> [Data to use]
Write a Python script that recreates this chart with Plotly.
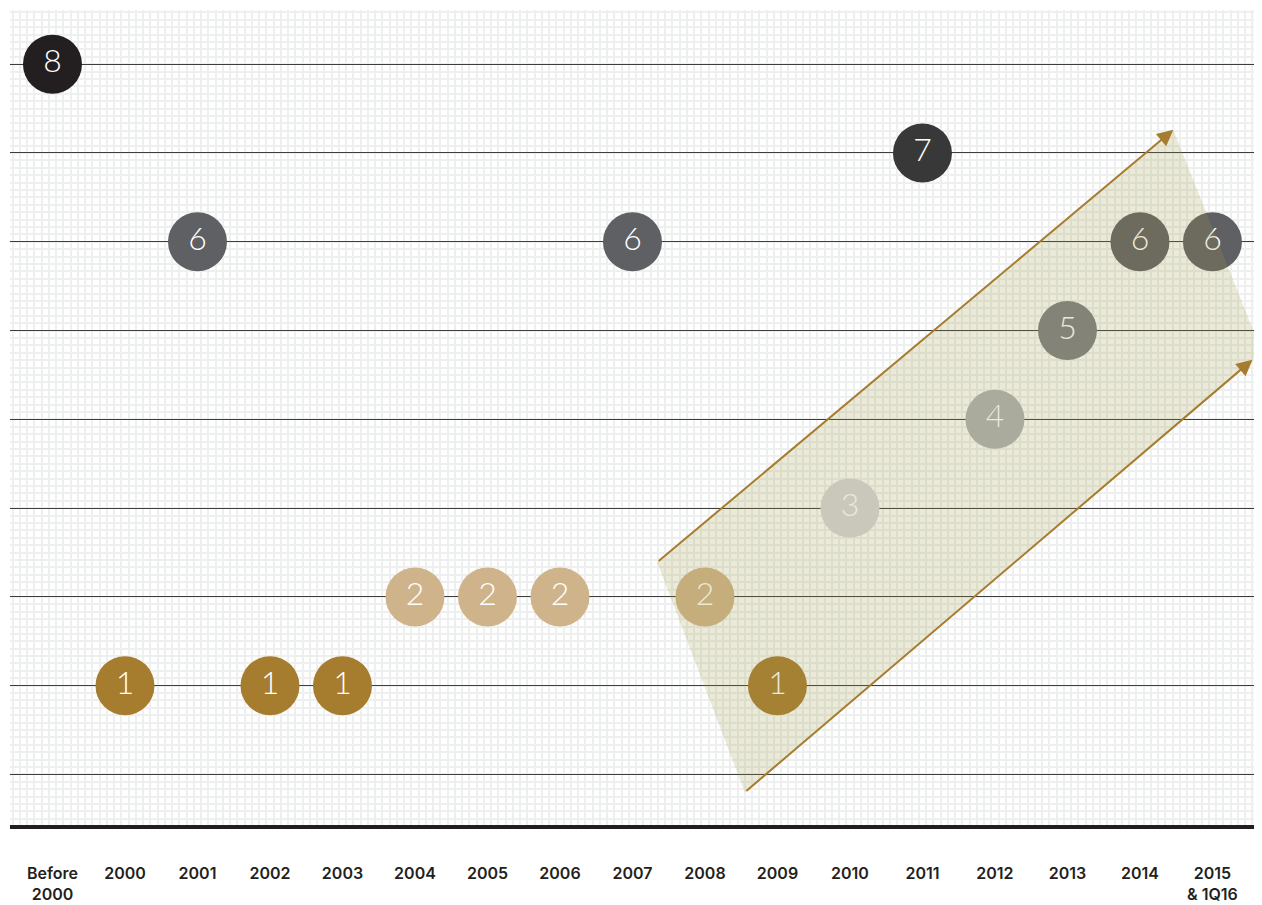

---

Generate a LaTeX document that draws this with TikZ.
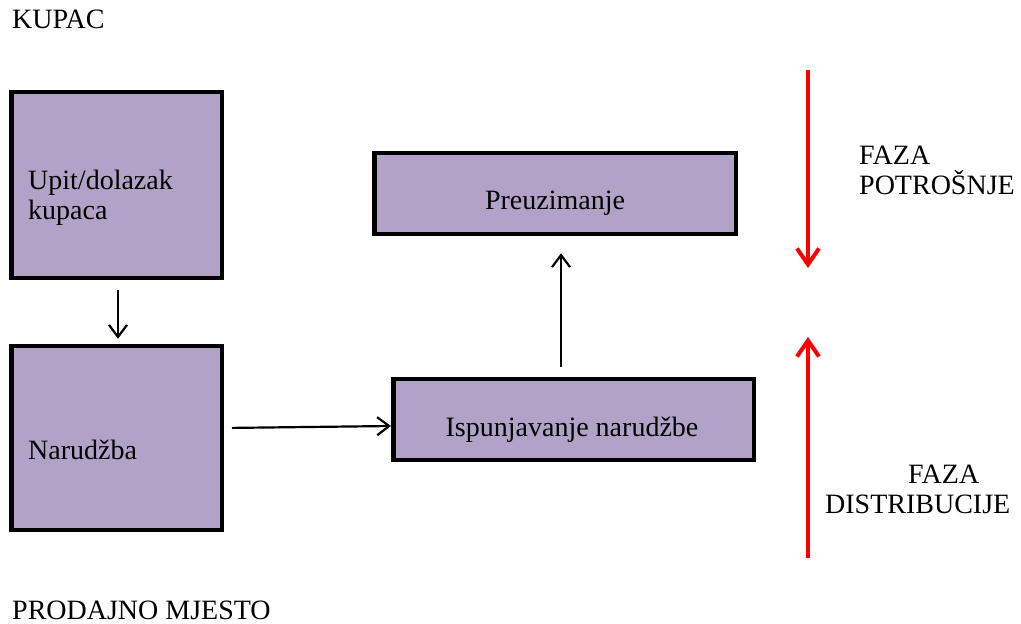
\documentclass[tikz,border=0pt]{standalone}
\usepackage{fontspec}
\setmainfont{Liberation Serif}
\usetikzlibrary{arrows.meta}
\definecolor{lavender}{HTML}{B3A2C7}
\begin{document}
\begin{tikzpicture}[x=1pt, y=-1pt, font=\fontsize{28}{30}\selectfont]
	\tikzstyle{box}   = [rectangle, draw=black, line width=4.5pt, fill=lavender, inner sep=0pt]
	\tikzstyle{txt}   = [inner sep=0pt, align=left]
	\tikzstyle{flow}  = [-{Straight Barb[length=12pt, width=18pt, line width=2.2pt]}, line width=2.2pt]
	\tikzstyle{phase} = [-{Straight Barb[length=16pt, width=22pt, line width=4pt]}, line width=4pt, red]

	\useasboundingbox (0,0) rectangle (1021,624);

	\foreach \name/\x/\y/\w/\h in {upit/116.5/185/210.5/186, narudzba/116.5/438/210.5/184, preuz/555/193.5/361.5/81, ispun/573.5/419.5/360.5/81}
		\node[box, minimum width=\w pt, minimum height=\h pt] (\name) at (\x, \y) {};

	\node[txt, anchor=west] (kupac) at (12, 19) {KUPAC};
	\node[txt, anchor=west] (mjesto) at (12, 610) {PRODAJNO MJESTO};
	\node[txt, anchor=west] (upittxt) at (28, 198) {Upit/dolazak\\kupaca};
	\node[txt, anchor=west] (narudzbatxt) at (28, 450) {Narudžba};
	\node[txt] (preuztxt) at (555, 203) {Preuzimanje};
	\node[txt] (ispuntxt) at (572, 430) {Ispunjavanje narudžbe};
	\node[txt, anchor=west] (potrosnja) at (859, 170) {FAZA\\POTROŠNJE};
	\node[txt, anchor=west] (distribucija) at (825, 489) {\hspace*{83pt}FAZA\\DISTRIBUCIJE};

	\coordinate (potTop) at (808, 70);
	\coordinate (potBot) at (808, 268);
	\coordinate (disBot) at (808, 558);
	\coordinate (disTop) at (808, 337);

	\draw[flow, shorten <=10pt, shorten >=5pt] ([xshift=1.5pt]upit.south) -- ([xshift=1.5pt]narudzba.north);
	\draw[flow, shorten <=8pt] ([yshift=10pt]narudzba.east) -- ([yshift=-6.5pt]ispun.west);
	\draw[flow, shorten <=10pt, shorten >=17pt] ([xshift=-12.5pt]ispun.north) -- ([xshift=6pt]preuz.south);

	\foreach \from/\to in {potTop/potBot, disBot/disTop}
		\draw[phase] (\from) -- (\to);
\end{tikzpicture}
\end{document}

> [Exercise details]
Quote exactly what appears from the line containing "Generate a LaTeX" through the line containing "width=\w pt, minimum", both included, except for the pictures, and nothing more.

> [Exercise solution]
Generate a LaTeX document that draws this with TikZ.
\documentclass[tikz,border=0pt]{standalone}
\usepackage{fontspec}
\setmainfont{Liberation Serif}
\usetikzlibrary{arrows.meta}
\definecolor{lavender}{HTML}{B3A2C7}
\begin{document}
\begin{tikzpicture}[x=1pt, y=-1pt, font=\fontsize{28}{30}\selectfont]
	\tikzstyle{box}   = [rectangle, draw=black, line width=4.5pt, fill=lavender, inner sep=0pt]
	\tikzstyle{txt}   = [inner sep=0pt, align=left]
	\tikzstyle{flow}  = [-{Straight Barb[length=12pt, width=18pt, line width=2.2pt]}, line width=2.2pt]
	\tikzstyle{phase} = [-{Straight Barb[length=16pt, width=22pt, line width=4pt]}, line width=4pt, red]

	\useasboundingbox (0,0) rectangle (1021,624);

	\foreach \name/\x/\y/\w/\h in {upit/116.5/185/210.5/186, narudzba/116.5/438/210.5/184, preuz/555/193.5/361.5/81, ispun/573.5/419.5/360.5/81}
		\node[box, minimum width=\w pt, minimum height=\h pt] (\name) at (\x, \y) {};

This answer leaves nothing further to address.